There are two things which God does in His faithfulness. One is to make sure that we will never be tempted beyond what we will be able to bear. Temptation is a common human experience. No one is a special case; we are all subject to the same type and intensity of temptations. But God will never allow temptation to force itself upon us so that we have no strength to refuse. The reality is that we often give up far too easily.

The other promise is that on every path of temptation that comes into our life, not from God, but from the world around us, God provides exit doors. All we have to do is walk through those exit doors. If we persist in pushing through to the temptation, the exit door does not help us, but it is always there and we need to look for it and take it.


Last week’s message pointed to Jesus and as we come to the conclusion of this message, I want to point to Jesus again. It is in Him that we will have the strength and ability to overcome.

So I want to invite you to remember one thing and commit to three things.

Remember that the reward for which we are waiting is amazing. Our life now is but a short piece of our life for all eternity and most of it will be in eternity and will be wonderful. That is the prize for which we have been redeemed and towards which we strive.

Therefore, I invite you to commit yourselves to the self discipline which will bring you towards that prize.

I invite you to commit yourself to examining your life to make sure that you are standing and not in danger of falling.
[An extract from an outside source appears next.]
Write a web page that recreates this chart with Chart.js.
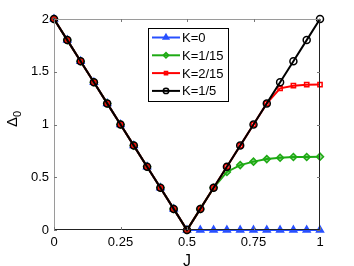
<!DOCTYPE html>
<html>
<head>
<meta charset="utf-8">
<script src="https://cdn.jsdelivr.net/npm/chart.js@4/dist/chart.umd.min.js"></script>
<style>
  html, body { margin: 0; padding: 0; background: #fff; }
  #wrap { width: 354px; height: 266px; }
</style>
</head>
<body>
<div id="wrap"><canvas id="c" width="354" height="266"></canvas></div>
<script>
'use strict';

const J = [0, 0.05, 0.1, 0.15, 0.2, 0.25, 0.3, 0.35, 0.4, 0.45, 0.5,
           0.55, 0.6, 0.65, 0.7, 0.75, 0.8, 0.85, 0.9, 0.95, 1]
const K0   = [2, 1.8, 1.6, 1.4, 1.2, 1, 0.8, 0.6, 0.4, 0.2, 0,
              0, 0, 0, 0, 0, 0, 0, 0, 0, 0]
const K1_15 = [2, 1.8, 1.6, 1.4, 1.2, 1, 0.8, 0.6, 0.4, 0.2, 0,
              0.2, 0.4, 0.55, 0.615, 0.648, 0.672, 0.685, 0.692, 0.692, 0.695]
const K2_15 = [2, 1.8, 1.6, 1.4, 1.2, 1, 0.8, 0.6, 0.4, 0.2, 0,
              0.2, 0.4, 0.6, 0.8, 1.0, 1.2, 1.343, 1.368, 1.377, 1.378]
const K1_5 = [2, 1.8, 1.6, 1.4, 1.2, 1, 0.8, 0.6, 0.4, 0.2, 0,
              0.2, 0.4, 0.6, 0.8, 1.0, 1.2, 1.4, 1.6, 1.8, 2]
const LABELS = ['K=0', 'K=1/15', 'K=2/15', 'K=1/5']
const X_TICKS = [0, 0.25, 0.5, 0.75, 1]
const Y_TICKS = [0, 0.5, 1, 1.5, 2]

const BLUE = 'rgb(40, 80, 255)'
const GREEN = 'rgb(30, 170, 20)'
const RED = 'rgb(255, 0, 0)'
const BLACK = 'rgb(0, 0, 0)'
const FONT = '"Liberation Sans", Arial, sans-serif'

function pts(ys) { return J.map(function (x, i) { return { x: x, y: ys[i] } }) }

const series = [
    { label: LABELS[0], data: K0,    color: BLUE,  style: 'triangle', r: 4,   fill: BLUE },
    { label: LABELS[1], data: K1_15, color: GREEN, style: 'rectRot',  r: 3.5, fill: 'rgba(30,170,20,0.5)' },
    { label: LABELS[2], data: K2_15, color: RED,   style: 'rect',     r: 3,   fill: 'rgba(255,255,255,0)' },
    { label: LABELS[3], data: K1_5,  color: BLACK, style: 'circle',   r: 3.5, fill: 'rgba(255,255,255,0)' }
]

// box, inward ticks, axis titles and the matlab-ish legend
const decor = {
    id: 'decor',
    afterDatasetsDraw(chart) {
        const ctx = chart.ctx
        const a = chart.chartArea
        const xs = chart.scales.x, ys = chart.scales.y
        ctx.save()
        ctx.lineWidth = 1
        // left + top look grey, bottom + right darker
        ctx.strokeStyle = '#9a9a9a'
        ctx.beginPath()
        ctx.moveTo(a.left + 0.5, a.bottom); ctx.lineTo(a.left + 0.5, a.top + 0.5); ctx.lineTo(a.right, a.top + 0.5)
        ctx.stroke()
        ctx.strokeStyle = '#222'
        ctx.beginPath()
        ctx.moveTo(a.left, a.bottom - 0.5); ctx.lineTo(a.right - 0.5, a.bottom - 0.5); ctx.lineTo(a.right - 0.5, a.top)
        ctx.stroke()
        ctx.strokeStyle = '#777'
        ctx.beginPath()
        for (const t of X_TICKS) {
            const px = Math.round(xs.getPixelForValue(t)) + 0.5
            ctx.moveTo(px, a.bottom); ctx.lineTo(px, a.bottom - 3)
            ctx.moveTo(px, a.top); ctx.lineTo(px, a.top + 3)
        }
        for (const t of Y_TICKS) {
            const py = Math.round(ys.getPixelForValue(t)) + 0.5
            ctx.moveTo(a.left, py); ctx.lineTo(a.left + 3, py)
            ctx.moveTo(a.right, py); ctx.lineTo(a.right - 3, py)
        }
        ctx.stroke()

        // axis titles
        ctx.fillStyle = '#000'
        ctx.font = '16px ' + FONT
        ctx.textAlign = 'center'
        ctx.textBaseline = 'alphabetic'
        ctx.fillText('J', (a.left + a.right) / 2, 266)
        ctx.save()
        ctx.translate(17, 127)
        ctx.rotate(-Math.PI / 2)
        ctx.textAlign = 'left'
        ctx.font = '15px ' + FONT
        ctx.fillText('Δ', 0, 0)
        const w = ctx.measureText('Δ').width
        ctx.font = '11px ' + FONT
        ctx.fillText('0', w, 4)
        ctx.restore()

        // legend
        const lx = 148.5, ly = 28.5, lw = 80, lh = 73
        ctx.fillStyle = '#fff'
        ctx.fillRect(lx, ly, lw, lh)
        ctx.strokeStyle = '#000'
        ctx.strokeRect(lx, ly, lw, lh)
        ctx.font = '13px ' + FONT
        ctx.textAlign = 'left'
        ctx.textBaseline = 'middle'
        series.forEach(function (s, i) {
            const yy = 37.5 + i * 17.8
            ctx.strokeStyle = s.color
            ctx.lineWidth = 2
            ctx.beginPath(); ctx.moveTo(152, yy); ctx.lineTo(180, yy); ctx.stroke()
            ctx.fillStyle = s.fill
            ctx.strokeStyle = s.color
            ctx.lineWidth = 1.5
            Chart.helpers.drawPoint(ctx, {
                pointStyle: s.style, radius: s.r - 0.8, borderWidth: 1.5
            }, 166, yy)
            ctx.fillStyle = '#000'
            ctx.fillText(s.label, 182, yy + 1)
        })
        ctx.restore()
    }
}

function plain(v) { return String(v) }

const ctx = document.getElementById('c').getContext('2d')
const chart = new Chart(ctx, {
    type: 'line',
    data: {
        datasets: series.map(function (s, i) {
            return {
                label: s.label,
                data: pts(s.data),
                order: 3 - i,
                borderColor: s.color,
                borderWidth: 2,
                pointStyle: s.style,
                pointRadius: s.r,
                pointBorderWidth: 1.5,
                pointBorderColor: s.color,
                pointBackgroundColor: s.fill,
                tension: 0,
                clip: false
            }
        })
    },
    options: {
        responsive: false,
        animation: false,
        devicePixelRatio: 1,
        layout: { padding: { left: 0, top: 19, right: 34, bottom: 0 } },
        plugins: { legend: { display: false }, tooltip: { enabled: false } },
        scales: {
            x: {
                type: 'linear', min: 0, max: 1,
                afterBuildTicks: function (s) { s.ticks = X_TICKS.map(function (v) { return { value: v } }) },
                afterFit: function (s) { s.height = 36 },
                grid: { display: false, drawTicks: false },
                border: { display: false },
                ticks: { color: '#000', padding: 5, maxRotation: 0, callback: plain, font: { family: FONT, size: 13 } }
            },
            y: {
                type: 'linear', min: 0, max: 2,
                afterBuildTicks: function (s) { s.ticks = Y_TICKS.map(function (v) { return { value: v } }) },
                afterFit: function (s) { s.width = 54 },
                grid: { display: false, drawTicks: false },
                border: { display: false },
                ticks: { color: '#000', padding: 5, callback: plain, font: { family: FONT, size: 13 } }
            }
        }
    },
    plugins: [decor]
})
</script>
</body>
</html>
If God’s Spirit is reminding you of some sin which is leading you towards destruction, confess your sin and know that He is faithful and just and will forgive your sin.

I invite you to commit your life to Jesus once again and to recognize the power, victory and joy there is in living in Him.

I invite you to make these commitments by declaring them to someone this morning so that they can pray for you and encourage you as you run along the path towards the prize.